== Your objective ==
Copy verbatim the block of lines in the entries below whose first line contains "Recreate this image" and whose last line contains "import matplotlib.pyplot as plt". Leave out all other lines.

== Data extract ==
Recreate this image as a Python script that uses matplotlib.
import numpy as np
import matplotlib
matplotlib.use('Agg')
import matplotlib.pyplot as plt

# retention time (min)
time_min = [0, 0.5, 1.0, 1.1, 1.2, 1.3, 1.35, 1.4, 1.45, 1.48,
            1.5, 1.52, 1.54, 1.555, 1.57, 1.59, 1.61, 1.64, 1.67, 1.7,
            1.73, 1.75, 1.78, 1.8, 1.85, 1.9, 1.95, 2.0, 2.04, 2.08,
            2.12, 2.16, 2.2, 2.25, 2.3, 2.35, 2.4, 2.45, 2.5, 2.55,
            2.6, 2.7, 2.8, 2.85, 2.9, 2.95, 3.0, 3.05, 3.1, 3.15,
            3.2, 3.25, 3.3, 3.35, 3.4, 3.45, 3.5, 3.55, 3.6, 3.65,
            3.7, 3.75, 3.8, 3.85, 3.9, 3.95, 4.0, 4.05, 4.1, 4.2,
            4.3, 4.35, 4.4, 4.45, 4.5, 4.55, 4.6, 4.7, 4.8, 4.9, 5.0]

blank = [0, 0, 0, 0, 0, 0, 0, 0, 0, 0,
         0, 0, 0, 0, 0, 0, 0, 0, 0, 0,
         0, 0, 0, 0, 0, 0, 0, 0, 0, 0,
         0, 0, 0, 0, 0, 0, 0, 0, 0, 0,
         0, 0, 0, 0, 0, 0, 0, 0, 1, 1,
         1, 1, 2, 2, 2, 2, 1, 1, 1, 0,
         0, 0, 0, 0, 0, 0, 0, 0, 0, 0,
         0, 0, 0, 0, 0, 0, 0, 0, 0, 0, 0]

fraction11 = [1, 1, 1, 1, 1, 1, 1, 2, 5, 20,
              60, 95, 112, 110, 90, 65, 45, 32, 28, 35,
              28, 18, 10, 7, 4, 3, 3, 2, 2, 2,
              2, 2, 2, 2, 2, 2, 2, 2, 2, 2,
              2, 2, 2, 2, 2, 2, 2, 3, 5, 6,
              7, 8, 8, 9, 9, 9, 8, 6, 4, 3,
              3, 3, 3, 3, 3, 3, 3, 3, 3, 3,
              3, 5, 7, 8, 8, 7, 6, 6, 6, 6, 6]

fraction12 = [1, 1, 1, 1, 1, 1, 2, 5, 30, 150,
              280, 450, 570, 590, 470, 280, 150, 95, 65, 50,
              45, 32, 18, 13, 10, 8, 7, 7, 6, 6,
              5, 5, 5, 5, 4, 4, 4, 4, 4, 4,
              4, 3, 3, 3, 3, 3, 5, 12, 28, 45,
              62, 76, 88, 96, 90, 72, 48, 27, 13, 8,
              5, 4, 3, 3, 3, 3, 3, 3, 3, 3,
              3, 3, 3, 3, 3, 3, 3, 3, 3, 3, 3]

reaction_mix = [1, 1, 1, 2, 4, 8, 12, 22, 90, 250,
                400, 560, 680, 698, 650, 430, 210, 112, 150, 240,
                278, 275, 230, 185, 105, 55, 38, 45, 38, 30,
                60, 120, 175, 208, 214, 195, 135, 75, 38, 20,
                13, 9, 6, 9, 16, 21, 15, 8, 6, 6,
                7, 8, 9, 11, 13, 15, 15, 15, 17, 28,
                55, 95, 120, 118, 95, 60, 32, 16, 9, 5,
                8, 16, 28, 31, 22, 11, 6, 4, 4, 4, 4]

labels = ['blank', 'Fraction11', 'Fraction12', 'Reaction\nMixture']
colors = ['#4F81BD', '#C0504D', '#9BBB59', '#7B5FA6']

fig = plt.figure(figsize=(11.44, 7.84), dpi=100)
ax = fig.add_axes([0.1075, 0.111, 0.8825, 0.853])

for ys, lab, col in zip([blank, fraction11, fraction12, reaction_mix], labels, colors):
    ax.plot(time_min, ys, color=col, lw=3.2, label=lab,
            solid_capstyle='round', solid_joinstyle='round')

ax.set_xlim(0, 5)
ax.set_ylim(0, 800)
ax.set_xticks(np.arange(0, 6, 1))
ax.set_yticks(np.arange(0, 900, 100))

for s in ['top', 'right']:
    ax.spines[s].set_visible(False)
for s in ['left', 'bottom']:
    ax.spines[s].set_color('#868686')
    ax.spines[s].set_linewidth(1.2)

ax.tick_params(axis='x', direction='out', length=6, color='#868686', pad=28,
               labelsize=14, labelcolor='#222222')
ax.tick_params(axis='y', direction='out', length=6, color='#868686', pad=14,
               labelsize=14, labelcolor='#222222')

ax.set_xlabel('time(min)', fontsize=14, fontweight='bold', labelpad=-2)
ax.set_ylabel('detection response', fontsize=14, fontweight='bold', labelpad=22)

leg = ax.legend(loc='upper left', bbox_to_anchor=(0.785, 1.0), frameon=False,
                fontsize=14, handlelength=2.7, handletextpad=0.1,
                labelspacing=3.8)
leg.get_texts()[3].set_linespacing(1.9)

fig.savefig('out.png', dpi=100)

--

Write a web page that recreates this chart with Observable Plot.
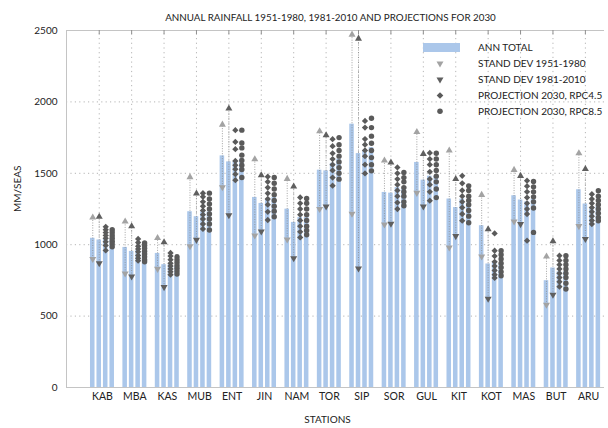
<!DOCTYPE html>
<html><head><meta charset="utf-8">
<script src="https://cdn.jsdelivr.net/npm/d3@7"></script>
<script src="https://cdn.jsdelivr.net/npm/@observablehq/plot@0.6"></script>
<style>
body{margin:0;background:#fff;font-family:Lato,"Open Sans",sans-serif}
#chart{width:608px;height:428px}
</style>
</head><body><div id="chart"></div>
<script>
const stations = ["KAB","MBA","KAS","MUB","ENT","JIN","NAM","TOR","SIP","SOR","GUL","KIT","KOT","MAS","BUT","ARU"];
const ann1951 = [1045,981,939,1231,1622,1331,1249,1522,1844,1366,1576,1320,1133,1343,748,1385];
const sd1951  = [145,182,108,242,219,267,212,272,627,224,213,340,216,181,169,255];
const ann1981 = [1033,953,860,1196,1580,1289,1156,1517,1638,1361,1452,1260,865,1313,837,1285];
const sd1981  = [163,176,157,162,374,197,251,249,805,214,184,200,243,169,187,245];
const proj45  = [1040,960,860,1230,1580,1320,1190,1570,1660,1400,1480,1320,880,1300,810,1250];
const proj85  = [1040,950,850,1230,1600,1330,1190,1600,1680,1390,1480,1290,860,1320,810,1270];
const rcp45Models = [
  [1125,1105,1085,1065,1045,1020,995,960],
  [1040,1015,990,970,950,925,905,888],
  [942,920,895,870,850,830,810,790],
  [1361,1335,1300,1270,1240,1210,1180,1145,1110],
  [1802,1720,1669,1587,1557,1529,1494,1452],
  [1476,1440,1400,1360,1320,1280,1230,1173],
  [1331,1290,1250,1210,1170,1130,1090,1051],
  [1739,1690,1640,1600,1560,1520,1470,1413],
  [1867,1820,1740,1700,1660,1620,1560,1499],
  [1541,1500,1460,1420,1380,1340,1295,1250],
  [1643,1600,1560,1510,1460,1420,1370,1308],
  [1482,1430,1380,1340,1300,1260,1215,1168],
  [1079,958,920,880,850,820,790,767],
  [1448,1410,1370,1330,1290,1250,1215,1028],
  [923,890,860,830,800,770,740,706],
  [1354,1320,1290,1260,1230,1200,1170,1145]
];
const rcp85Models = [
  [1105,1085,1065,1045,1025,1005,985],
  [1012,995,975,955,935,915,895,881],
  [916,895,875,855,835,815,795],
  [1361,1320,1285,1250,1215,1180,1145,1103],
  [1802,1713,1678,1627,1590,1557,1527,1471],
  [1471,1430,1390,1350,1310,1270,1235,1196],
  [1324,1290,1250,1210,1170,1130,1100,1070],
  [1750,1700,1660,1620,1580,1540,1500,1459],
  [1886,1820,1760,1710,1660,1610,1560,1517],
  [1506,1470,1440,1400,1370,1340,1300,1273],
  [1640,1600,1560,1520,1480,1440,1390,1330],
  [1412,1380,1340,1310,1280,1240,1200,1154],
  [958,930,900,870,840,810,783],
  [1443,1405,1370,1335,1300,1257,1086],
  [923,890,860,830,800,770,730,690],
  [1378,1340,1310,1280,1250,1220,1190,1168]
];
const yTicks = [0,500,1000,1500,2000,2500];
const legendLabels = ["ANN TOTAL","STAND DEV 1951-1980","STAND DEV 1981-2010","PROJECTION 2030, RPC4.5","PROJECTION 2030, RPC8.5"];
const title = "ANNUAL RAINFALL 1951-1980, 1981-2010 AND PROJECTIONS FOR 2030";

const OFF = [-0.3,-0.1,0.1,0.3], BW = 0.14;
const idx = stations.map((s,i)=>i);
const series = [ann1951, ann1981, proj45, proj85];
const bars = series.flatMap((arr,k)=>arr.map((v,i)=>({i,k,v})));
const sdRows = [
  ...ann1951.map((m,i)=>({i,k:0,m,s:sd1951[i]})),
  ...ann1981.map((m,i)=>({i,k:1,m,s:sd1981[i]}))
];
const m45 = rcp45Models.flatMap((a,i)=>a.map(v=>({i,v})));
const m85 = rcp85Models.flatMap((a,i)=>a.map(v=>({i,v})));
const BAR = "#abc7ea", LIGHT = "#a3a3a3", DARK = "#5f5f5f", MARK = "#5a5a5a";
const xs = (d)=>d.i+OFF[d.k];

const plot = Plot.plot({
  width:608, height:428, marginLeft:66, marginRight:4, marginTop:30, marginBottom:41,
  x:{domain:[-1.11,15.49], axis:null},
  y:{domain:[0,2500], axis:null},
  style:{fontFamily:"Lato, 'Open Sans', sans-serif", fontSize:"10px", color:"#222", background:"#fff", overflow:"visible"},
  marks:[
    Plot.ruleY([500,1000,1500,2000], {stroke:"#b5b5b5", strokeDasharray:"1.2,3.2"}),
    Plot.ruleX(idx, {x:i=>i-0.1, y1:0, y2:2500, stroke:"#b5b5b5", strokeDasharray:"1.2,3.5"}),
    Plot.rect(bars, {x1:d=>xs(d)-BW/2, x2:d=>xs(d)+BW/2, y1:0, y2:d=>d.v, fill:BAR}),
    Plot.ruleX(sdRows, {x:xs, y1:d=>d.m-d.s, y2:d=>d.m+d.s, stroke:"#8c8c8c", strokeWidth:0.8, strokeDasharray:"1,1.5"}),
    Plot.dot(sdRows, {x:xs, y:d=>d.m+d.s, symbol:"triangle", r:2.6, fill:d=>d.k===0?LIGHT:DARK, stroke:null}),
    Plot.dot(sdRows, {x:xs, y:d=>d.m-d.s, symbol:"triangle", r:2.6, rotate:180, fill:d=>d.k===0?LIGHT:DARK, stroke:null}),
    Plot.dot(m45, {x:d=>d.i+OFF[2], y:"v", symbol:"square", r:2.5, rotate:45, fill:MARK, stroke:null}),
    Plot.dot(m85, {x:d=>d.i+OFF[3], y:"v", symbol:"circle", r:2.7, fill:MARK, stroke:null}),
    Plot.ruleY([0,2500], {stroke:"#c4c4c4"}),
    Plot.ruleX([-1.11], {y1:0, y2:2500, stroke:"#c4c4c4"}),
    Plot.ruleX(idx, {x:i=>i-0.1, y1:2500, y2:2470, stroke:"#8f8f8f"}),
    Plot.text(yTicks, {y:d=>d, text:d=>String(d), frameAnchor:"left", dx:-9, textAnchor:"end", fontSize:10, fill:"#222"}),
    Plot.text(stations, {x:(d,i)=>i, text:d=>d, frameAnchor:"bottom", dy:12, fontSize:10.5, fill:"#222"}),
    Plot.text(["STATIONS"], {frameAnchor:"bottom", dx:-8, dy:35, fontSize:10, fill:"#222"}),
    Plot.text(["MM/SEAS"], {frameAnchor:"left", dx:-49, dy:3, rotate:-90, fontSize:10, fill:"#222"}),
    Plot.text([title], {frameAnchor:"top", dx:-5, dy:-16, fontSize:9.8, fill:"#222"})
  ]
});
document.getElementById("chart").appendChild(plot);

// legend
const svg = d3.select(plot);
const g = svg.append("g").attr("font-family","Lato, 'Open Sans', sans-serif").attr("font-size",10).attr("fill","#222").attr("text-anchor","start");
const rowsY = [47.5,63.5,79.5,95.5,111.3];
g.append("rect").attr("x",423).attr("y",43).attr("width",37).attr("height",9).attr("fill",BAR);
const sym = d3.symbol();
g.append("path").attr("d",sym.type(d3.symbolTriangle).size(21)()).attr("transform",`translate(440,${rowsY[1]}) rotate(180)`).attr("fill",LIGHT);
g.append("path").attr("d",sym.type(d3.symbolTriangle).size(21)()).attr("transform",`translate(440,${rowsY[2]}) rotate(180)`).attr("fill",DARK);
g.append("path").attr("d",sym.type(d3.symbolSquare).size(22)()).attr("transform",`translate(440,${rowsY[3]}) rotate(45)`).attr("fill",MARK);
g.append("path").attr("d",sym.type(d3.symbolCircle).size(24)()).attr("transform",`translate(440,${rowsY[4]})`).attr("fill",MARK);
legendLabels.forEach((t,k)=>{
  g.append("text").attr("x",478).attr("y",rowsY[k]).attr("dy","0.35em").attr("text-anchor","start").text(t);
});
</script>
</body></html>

== Written solution ==
Recreate this image as a Python script that uses matplotlib.
import numpy as np
import matplotlib
matplotlib.use('Agg')
import matplotlib.pyplot as plt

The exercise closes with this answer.